The features with strong correlation with concepts were searched for since the features with such property were not known; thus, many features was inevitably extracted in the training phase and the value of correlation of each feature was computed; finally, the ones with the most correlation were selected in order to build the rule base. It appeared that, in the testing phase, just the most correlated features, which were used to build the rule base, were extracted. Normalization and fuzzification of feature vector were done after feature extraction. Figure 4 shows the triangular membership functions used in the fuzzification. The original feature values were replaced with the relative degree of features in all MFs (Low, Mid, High); thus, fuzzy feature vector tripled the dimension of the original feature vector. Note that, dimension of fuzzy feature vector decreased after FAR mining. Table 1 gives an example of original feature value consisting of three low level features, named F1, F2 and F3, which were extracted from 10 images including three concepts of Beach, Sky and Grass. Table 2 represents the fuzzy feature vectors based on the value of Table 1. For more explanation, the original value of the feature F1 of the first image was 0.1 and the relative degrees of 0.1 to Low, Mid, and High membership functions were 0.8, 0.2 and 0 respectively (\( {\mu_{Low}}({F_1}) = 0.8 \), \( {\mu_{Mid}}({F_1}) = 0.2 \) and \( {\mu_{High}}({F_1}) = 0 \)). Hence, the original feature value (0.1) was replaced with three values in the fuzzy feature vector (0.8, 0.2, and 0). This process was done for all the low level original feature values.

Fig. 4
figure 4

Fuzzy sets for fuzzification

Table 1 Original feature vectors
Table 2 Fuzzy feature vectors based on Table 1

4 Novel fuzzy association rule

As mentioned before, association rules address the value of correlation between a feature and a concept [5]. In this section, the paper contribution of FAR mining was presented. The presented FAR was more predictive than non-fuzzy Association Rule. For the beginning, given the sample set U = {S 1 ,…,S n } and the semantic concepts C = {c 1 ,…,c k }, a concept in layer l was shown as \( C_i^l \). An image is demonstrated as I = (c, F) where c is the image concept and F is the feature vector. For each concept c∈ C, the image set can be split in two categories: positive samples (\( S_c^{+} \)) and negative samples (\( S_c^{-} \)). The former contained samples with the concept c and the latter contained samples without concept c. In this paper, rules were shown as:

$$ f{ }is{ }M{F_i}^l \to concept{ }is{ }C_k^lwith{ }{W_j}\,confidence. $$
(1)

Table 3 describes these variables. As follows, the primary concepts of paper contribution are presented.

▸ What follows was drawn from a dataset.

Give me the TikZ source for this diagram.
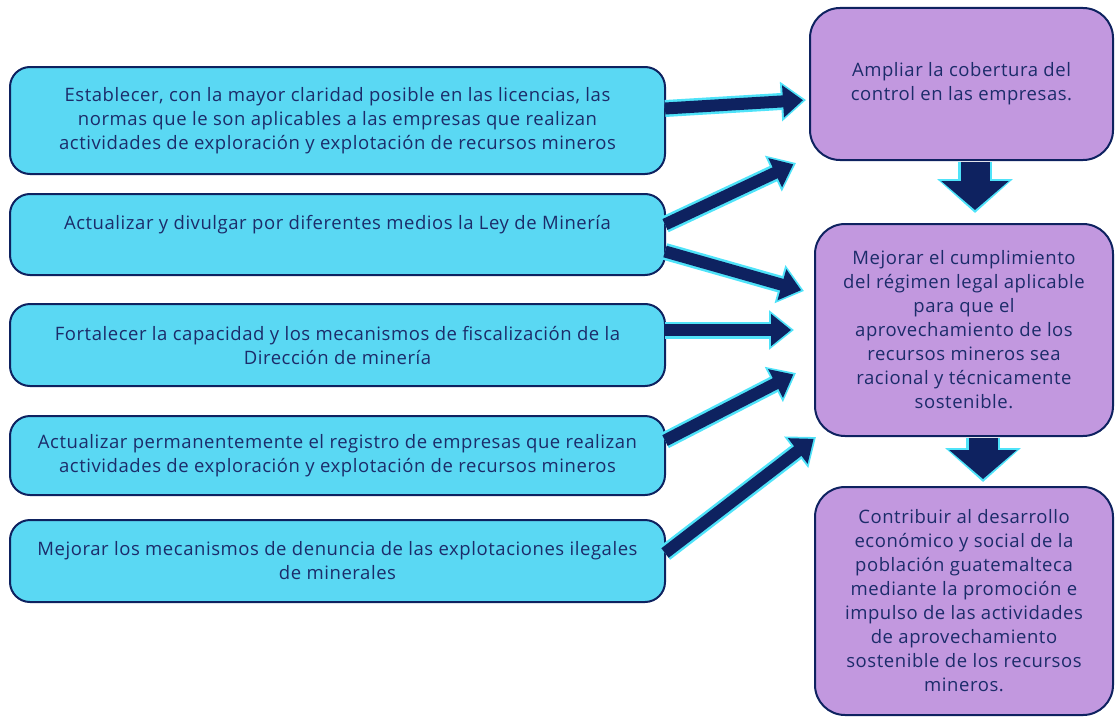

Table 3 Describing the variables of an FAR (f is \( {\text{MF}}_{\text{i}}^{\text{l}} \to {\text{C}}_{\text{k}}^{\text{l}} \)) in the rule base

FuzzyCount of a rule in the image set D, specified the total degree of membership of the feature f to the \( MF_i^l \) in images containing the concept \( C_k^l \).

$$ FuzzyCount_D({f}i{s}MF \to C_k^l) = \sum\limits_{f \in (S_C^{+} \subseteq D)} {{\mu_{MF}}({f_i})} $$
(2)

where the term f i refers to a feature of i th image sample \( S_c^{+} \) in D.

  • FuzzySupport of a rule in the image set D addresses fuzzy percentage of images including both the feature f i and concept \( C_k^l \).

$$ FuzzySupport_D(fi{s}MF \to c) = \frac{{FuzzyCount_D({f}i{s}MF \to c)}}{{|D|}} = \frac{{\sum\limits_{f \in (S_c^{+} \subseteq D)} {{\mu_{MF}}({f_i})} }}{{|D|}} $$
(3)

where |D| is the number of images in D.

For example, FuzzySupport of a rule, f is \( M{F_i}^l \to C_k^l \), equaled 0.9, meaning that 90 % of images had both the feature f and concept \( C_k^l \).

  • FuzzyConfidence of a rule addressed the fuzzy percentage of images containing both the feature f and concept \( C_k^l \) toward the total of images containing the feature f. In fact, it calculated the probability of finding concept c in the image set.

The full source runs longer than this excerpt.